Sunday, June 12, 2005

that's no sheep

things are far quieter in the morning. i explore mg road, where my company is supposedly located, but i don't find it. most places seem to be closed. one exception is the "indian coffee house", a hole in the wall where turban clad waiters serve coffee with various egg dishes. the first meal in any new country is always daunting, as you don't know any of the rules... how to be seated, how to order (often there isn't even a menu), how to pay, etc. i go through the usual awkwardness, confusion and miscommunication, but eventually i manage to get a table and some food. as i eat indians start to sit at my table, which i can't understand, as there are unoccupied tables nearby. they don't talk to me or seem interested in me, but nonetheless they sit at my table. i hope that this isn't going to be a common occurance. i do like to have my space once in a while.

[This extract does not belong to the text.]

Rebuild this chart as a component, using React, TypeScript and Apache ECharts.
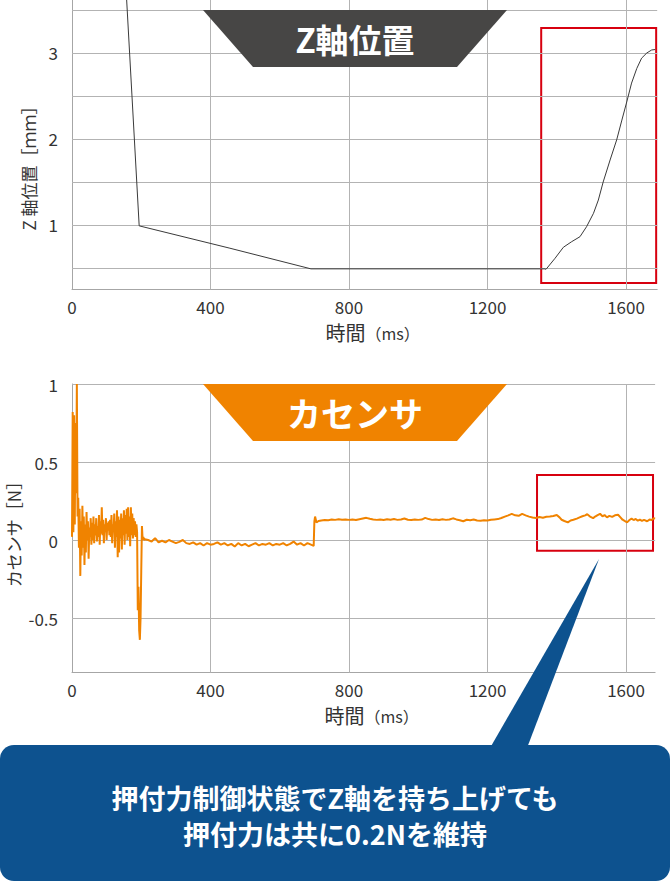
import React, { useEffect, useRef } from "react";
import * as echarts from "echarts";

// ---- Z axis position (mm) vs time (ms)
const zTime = [156, 194, 456, 690, 1366, 1369, 1395, 1419, 1443, 1467, 1486, 1506, 1520, 1534, 1554, 1573, 1588, 1602, 1616, 1631, 1645, 1660, 1674, 1684];
const zValue = [3.75, 0.99, 0.73, 0.49, 0.49, 0.485, 0.613, 0.741, 0.806, 0.864, 0.98, 1.136, 1.29, 1.5, 1.756, 1.99, 2.22, 2.43, 2.65, 2.82, 2.94, 3.0, 3.035, 3.04];

// ---- force sensor (N) vs time (ms)
const forceTime = [
  0, 2, 4, 6, 8, 10, 12, 14, 16, 18, 20, 22, 24, 26, 28, 30, 32, 34, 36, 38, 40, 42, 44, 46, 48, 50,
  52, 54, 56, 58, 60, 62, 64, 66, 68, 70, 72, 74, 76, 78, 80, 82, 84, 86, 88, 90, 92, 94, 96, 98, 100,
  102, 104, 106, 108, 110, 112, 114, 116, 118, 120, 122, 124, 126, 128, 130, 132, 134, 136, 138, 140,
  142, 144, 146, 148, 150, 152, 154, 156, 158, 160, 162, 164, 166, 168, 170, 172, 174, 176, 178, 180,
  182, 184, 186, 188, 190, 192, 194, 196, 198, 200, 202, 204, 206, 208,
  210, 220, 230, 240, 250, 260, 270, 280, 290, 300, 310, 320, 330, 340, 350, 360, 370, 380, 390, 400,
  410, 420, 430, 440, 450, 460, 470, 480, 490, 500, 510, 520, 530, 540, 550, 560, 570, 580, 590, 600,
  610, 620, 630, 640, 650, 660, 670, 680, 690, 698,
  700, 702, 706, 712,
  720, 730, 740, 750, 760, 770, 780, 790, 800, 810, 820, 830, 840, 850, 860, 870, 880, 890, 900, 910,
  920, 930, 940, 950, 960, 970, 980, 990, 1000, 1010, 1020, 1030, 1040, 1050, 1060, 1070, 1080, 1090,
  1100, 1110, 1120, 1130, 1140, 1150, 1160, 1170, 1180, 1190, 1200, 1210, 1220, 1230, 1240, 1250, 1260,
  1270, 1280, 1290, 1300, 1310, 1320, 1330, 1340, 1350, 1360, 1370, 1380, 1390, 1400, 1408, 1414, 1422,
  1432, 1440, 1448, 1458, 1466, 1474, 1482, 1488, 1496, 1505, 1512, 1518, 1525, 1532, 1538, 1545, 1552,
  1560, 1568, 1577, 1584, 1590, 1596, 1603, 1610, 1616, 1622, 1628, 1634, 1640, 1646, 1652, 1661, 1668,
  1674, 1680, 1684,
];
const forceValue = [
  0.02, 0.82, 0.05, 0.8, 0.1, 0.75, 0.3, 1.0, 0.15, 0.27, -0.05, 0.2, -0.23, 0.12, -0.1, 0.22, -0.05, 0.15, -0.16, 0.1, -0.08, 0.18, 0.0, 0.12, -0.12, 0.08,
  0.02, 0.14, -0.03, 0.11, 0.0, 0.15, -0.02, 0.1, 0.03, 0.14, -0.01, 0.09, 0.02, 0.16, -0.03, 0.12, 0.04, 0.21, 0.03, 0.13, -0.02, 0.1, 0.05, 0.14, 0.0,
  0.11, 0.06, 0.12, 0.03, 0.13, 0.02, 0.16, -0.02, 0.1, 0.05, 0.17, -0.05, 0.12, 0.02, 0.19, -0.11, 0.15, -0.08, 0.13, 0.01,
  0.17, -0.06, 0.14, 0.03, 0.19, -0.03, 0.16, 0.04, 0.2, 0.0, 0.21, 0.02, 0.15, -0.04, 0.21, 0.03, 0.17, 0.01, 0.14, 0.03,
  0.12, 0.02, 0.1, 0.05, -0.45, -0.3, -0.58, -0.64, -0.5, -0.2, 0.09, 0.0, 0.02, 0.0,
  0.005, 0.0, -0.01, 0.012, -0.015, -0.005, -0.015, 0.0, -0.01, -0.02, -0.012, 0.0, -0.02, -0.025, -0.015, -0.03, -0.02, -0.035, -0.02, -0.03,
  -0.025, -0.015, -0.03, -0.02, -0.035, -0.025, -0.042, -0.02, -0.035, -0.025, -0.04, -0.03, -0.02, -0.035, -0.025, -0.03, -0.02, -0.035, -0.025, -0.03,
  -0.02, -0.035, -0.025, -0.01, -0.03, -0.02, -0.035, -0.02, -0.03, -0.038,
  0.12, 0.15, 0.112, 0.122,
  0.125, 0.128, 0.127, 0.131, 0.129, 0.133, 0.13, 0.132, 0.129, 0.131, 0.128, 0.133, 0.138, 0.142, 0.136, 0.132, 0.129, 0.131, 0.128, 0.133,
  0.13, 0.134, 0.129, 0.131, 0.138, 0.13, 0.128, 0.132, 0.129, 0.131, 0.142, 0.134, 0.129, 0.131, 0.128, 0.133, 0.129, 0.131,
  0.139, 0.132, 0.127, 0.12, 0.13, 0.127, 0.131, 0.125, 0.123, 0.127, 0.125, 0.13, 0.132, 0.134, 0.141, 0.15, 0.158,
  0.167, 0.158, 0.155, 0.167, 0.158, 0.15, 0.144, 0.141, 0.147, 0.143, 0.149, 0.15, 0.154, 0.16, 0.145, 0.13, 0.122,
  0.113, 0.125, 0.13, 0.137, 0.145, 0.152, 0.158, 0.165, 0.15, 0.14, 0.152, 0.16, 0.168, 0.152, 0.16, 0.145, 0.155,
  0.148, 0.158, 0.162, 0.145, 0.13, 0.122, 0.113, 0.128, 0.137, 0.128, 0.135, 0.124, 0.13, 0.122, 0.129, 0.12, 0.131,
  0.128, 0.14, 0.137,
];

// ---- axes / grid
const xTickLabels = [0, 400, 800, 1200, 1600];
const zGridLines = [0.5, 1, 1.5, 2, 2.5, 3, 3.5];
const fGridLines = [-0.5, 0, 0.5, 1];
const zBox = { x: [1355, 1687], y: [0.326, 3.29] };
const fBox = { x: [1343, 1678], y: [-0.069, 0.417] };

const FONT = '"Noto Sans CJK JP", "Noto Sans", sans-serif';
const GRID_COLOR = "#b3b3b3";
const TEXT_COLOR = "#333333";

function gridLineSeries(xi: number, hLines: number[]) {
  return {
    type: "line",
    xAxisIndex: xi,
    yAxisIndex: xi,
    data: [],
    z: 1,
    silent: true,
    markLine: {
      silent: true,
      symbol: ["none", "none"],
      label: { show: false },
      lineStyle: { color: GRID_COLOR, width: 1, type: "solid" },
      emphasis: { disabled: true },
      data: [
        ...hLines.map((v) => ({ yAxis: v })),
        ...xTickLabels.filter((v) => v > 0).map((v) => ({ xAxis: v })),
      ],
    },
  };
}

function boxSeries(xi: number, box: { x: number[]; y: number[] }) {
  return {
    type: "line",
    xAxisIndex: xi,
    yAxisIndex: xi,
    data: [],
    z: 10,
    silent: true,
    markArea: {
      silent: true,
      itemStyle: { color: "rgba(0,0,0,0)", borderColor: "#d7000f", borderWidth: 2 },
      label: { show: false },
      data: [[{ xAxis: box.x[0], yAxis: box.y[1] }, { xAxis: box.x[1], yAxis: box.y[0] }]],
    },
  };
}

function xAxisOpt(gi: number, max: number) {
  return {
    type: "value",
    gridIndex: gi,
    min: 0,
    max,
    interval: 400,
    axisLine: { show: true, onZero: false, lineStyle: { color: "#a6a6a6", width: 1 } },
    axisTick: { show: false },
    splitLine: { show: false },
    axisLabel: {
      color: TEXT_COLOR,
      fontSize: 17,
      fontFamily: FONT,
      margin: 8,
      formatter: (v: number) => (xTickLabels.indexOf(Math.round(v)) >= 0 && Math.abs(v - Math.round(v)) < 1e-6 ? String(Math.round(v)) : ""),
    },
    name: "{a|時間}{b|（ms）}",
    nameLocation: "middle",
    nameGap: 33,
    nameTextStyle: {
      padding: [0, 0, 0, 16],
      rich: {
        a: { fontSize: 20, color: TEXT_COLOR, fontFamily: FONT },
        b: { fontSize: 16, color: TEXT_COLOR, fontFamily: FONT },
      },
    },
  };
}

export default function App() {
  const ref = useRef<HTMLDivElement>(null);
  useEffect(() => {
    if (!ref.current) return;
    const chart = echarts.init(ref.current, undefined, { renderer: "svg" });
    const zData = zTime.map((t, i) => [t, zValue[i]]);
    const fData = forceTime.map((t, i) => [t, forceValue[i]]);
    const option = {
      animation: false,
      grid: [
        { left: 72, top: 0, width: 585.2, height: 289.5, containLabel: false },
        { left: 72, top: 384, width: 583.1, height: 288.6, containLabel: false },
      ],
      xAxis: [xAxisOpt(0, 1690), xAxisOpt(1, 1684)],
      yAxis: [
        {
          type: "value",
          gridIndex: 0,
          min: 0.25,
          max: 3.616,
          interval: 0.25,
          axisLine: { show: true, onZero: false, lineStyle: { color: "#a6a6a6", width: 1 } },
          axisTick: { show: false },
          splitLine: { show: false },
          axisLabel: {
            color: TEXT_COLOR,
            fontSize: 17,
            fontFamily: FONT,
            margin: 14,
            formatter: (v: number) => (Math.abs(v - Math.round(v)) < 1e-6 ? String(Math.round(v)) : ""),
          },
        },
        {
          type: "value",
          gridIndex: 1,
          min: -0.85,
          max: 1,
          interval: 0.05,
          axisLine: { show: true, onZero: false, lineStyle: { color: "#a6a6a6", width: 1 } },
          axisTick: { show: false },
          splitLine: { show: false },
          axisLabel: {
            color: TEXT_COLOR,
            fontSize: 17,
            fontFamily: FONT,
            margin: 14,
            formatter: (v: number) => {
              const d = v * 2;
              if (Math.abs(d - Math.round(d)) > 1e-6) return "";
              const r = Math.round(d) / 2;
              return String(r);
            },
          },
        },
      ],
      series: [
        gridLineSeries(0, zGridLines),
        gridLineSeries(1, fGridLines),
        {
          type: "line",
          xAxisIndex: 0,
          yAxisIndex: 0,
          data: zData,
          showSymbol: false,
          symbol: "none",
          z: 5,
          lineStyle: { color: "#3a3a3a", width: 1 },
          silent: true,
        },
        {
          type: "line",
          xAxisIndex: 1,
          yAxisIndex: 1,
          data: fData,
          showSymbol: false,
          symbol: "none",
          z: 5,
          lineStyle: { color: "#f08300", width: 2 },
          silent: true,
        },
        boxSeries(0, zBox),
        boxSeries(1, fBox),
      ],
      graphic: [
        {
          type: "polygon",
          z: 100,
          shape: { points: [[203, 10], [507, 10], [457, 67], [253, 67]] },
          style: { fill: "#474645" },
        },
        {
          type: "text",
          z: 101,
          x: 355,
          y: 39,
          style: { text: "Z軸位置", fill: "#ffffff", fontSize: 33, fontWeight: "bold", fontFamily: FONT, align: "center", verticalAlign: "middle" },
        },
        {
          type: "polygon",
          z: 100,
          shape: { points: [[203, 384], [507, 384], [457, 441], [253, 441]] },
          style: { fill: "#f08300" },
        },
        {
          type: "text",
          z: 101,
          x: 355,
          y: 412,
          style: { text: "カセンサ", fill: "#ffffff", fontSize: 34, fontWeight: "bold", fontFamily: FONT, align: "center", verticalAlign: "middle" },
        },
        {
          type: "text",
          z: 100,
          x: 28,
          y: 164,
          rotation: Math.PI / 2,
          style: { text: "Z 軸位置［ｍｍ］", fill: TEXT_COLOR, fontSize: 17, fontFamily: FONT, align: "center", verticalAlign: "middle" },
        },
        {
          type: "text",
          z: 100,
          x: 13,
          y: 530,
          rotation: Math.PI / 2,
          style: { text: "カセンサ［N］", fill: TEXT_COLOR, fontSize: 17, fontFamily: FONT, align: "center", verticalAlign: "middle" },
        },
        {
          type: "polygon",
          z: 100,
          shape: { points: [[599, 559], [490, 748], [527, 748]] },
          style: { fill: "#0d528f" },
        },
        {
          type: "rect",
          z: 100,
          shape: { x: 0, y: 745, width: 670, height: 136, r: 14 },
          style: { fill: "#0d528f" },
        },
        {
          type: "text",
          z: 101,
          x: 335,
          y: 797,
          style: { text: "押付力制御状態でZ軸を持ち上げても", fill: "#ffffff", fontSize: 27, fontWeight: "bold", fontFamily: FONT, align: "center", verticalAlign: "middle" },
        },
        {
          type: "text",
          z: 101,
          x: 335,
          y: 833,
          style: { text: "押付力は共に0.2Nを維持", fill: "#ffffff", fontSize: 27, fontWeight: "bold", fontFamily: FONT, align: "center", verticalAlign: "middle" },
        },
      ],
    };
    chart.setOption(option as any);
    return () => chart.dispose();
  }, []);
  return <div ref={ref} style={{ position: "absolute", left: 0, top: 0, width: 670, height: 882, background: "#ffffff" }} />;
}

stuffed full of runny eggs, i emerge and am immediately harrased by auto-rickshaw drivers. (auto-rickshaws would be called tuk-tuks in thailand--they're the noisy, 2-stroke polluters that dominate bangalore roads). these guys all run the same scam of taking you around town for an hour for only 10 rupees (23 cents), provided you go into their "special" (i.e. grossly overpriced) shops. no thanks.

i switch modes to hotel recon, looking to move out of my expensive place asap. although accommodation is scarce and pricey in booming bangalore, especially here in the center. i suspect i can find something a bit more reasonable.

unfortunately addresses make absolutely no sense here, and i fail to find the first hotel in my list at all. i ask a guy where it is. he tells me it's no longer a hotel. i have no idea if he's right. still, it's a good thing indians speak english, as i'm starting to get the idea that i'm going to have to ask for help a lot.

i find the second hotel on my list, and move into a room that is only 2x rather than 3x the price of my most expensive room in 4 months of travel. i only give up aircon, which seems unnecessary here. bangalore's temperatures are surprisingly mild.

i head to a department store where i find a food court and supermarket. i eat some fast food chapati & curry and stock up on crazy snacks. as usual, i buy the local varieties of lay's potato chips. i pick up a bag of indian masala flavor and one of "chaat street" flavor.

after a rest, i head to the pubs. bangalore is apparently one of the few places in india that has pubs at all, and it has a lot of them. apparently the new yuppie class has generated a demand for this sort of thing. the first place is dark and crowded and loud. i quickly down my first indian beer and leave. the second, pecos, is more accomodating. i hike up 3 floors and find an outdoor rooftop table where good music plays at a reasonable volume. a few expat-y looking guys show up after a few minutes, and there being no empty tables, i offer space at mine. we start talking and more people show up an suddenly i am a member of the expat community. they invite me to join them for dinner at a trendy restaurant where i order a fancy french mutton dish, but i had forgotten that mutton means goat in india. this is my second time eating goat. my first was in cambodia where i had goat soup in a restaurant called "goat soup", still one of my all time favorite restaurant names. my new cohorts give me some good leads on housing. i tenatively plan to meet with the italian guy the next day to visit his place, which is a sort of a long stay guesthouse.

it's time for bed. tomorrow is my first day of work in 4 months, after all. my brain hasn't accepted this at all, and thinks i'm still going to be a tourist tomorrow.


Werewolf said...

Welcome to India mate!!!
Check out Styx on MG Road and Purple haze on Residency road. Maybe you can drop into the Tavern on Church street off M G Road.

emphatican said...

It is weird, but your day has something in common with what I experienced in Japan (I know that's not in the same league of adventurism as SE Asia, but bear with me): street addresses make no sense. That's right, in Tokyo of all places, it's impossible to locate a building (whether it's a business or a residence) by its address because the address has nothing to with the the street that it's on or the number pasted in front of the building. How does anything get done, a tourist wonders?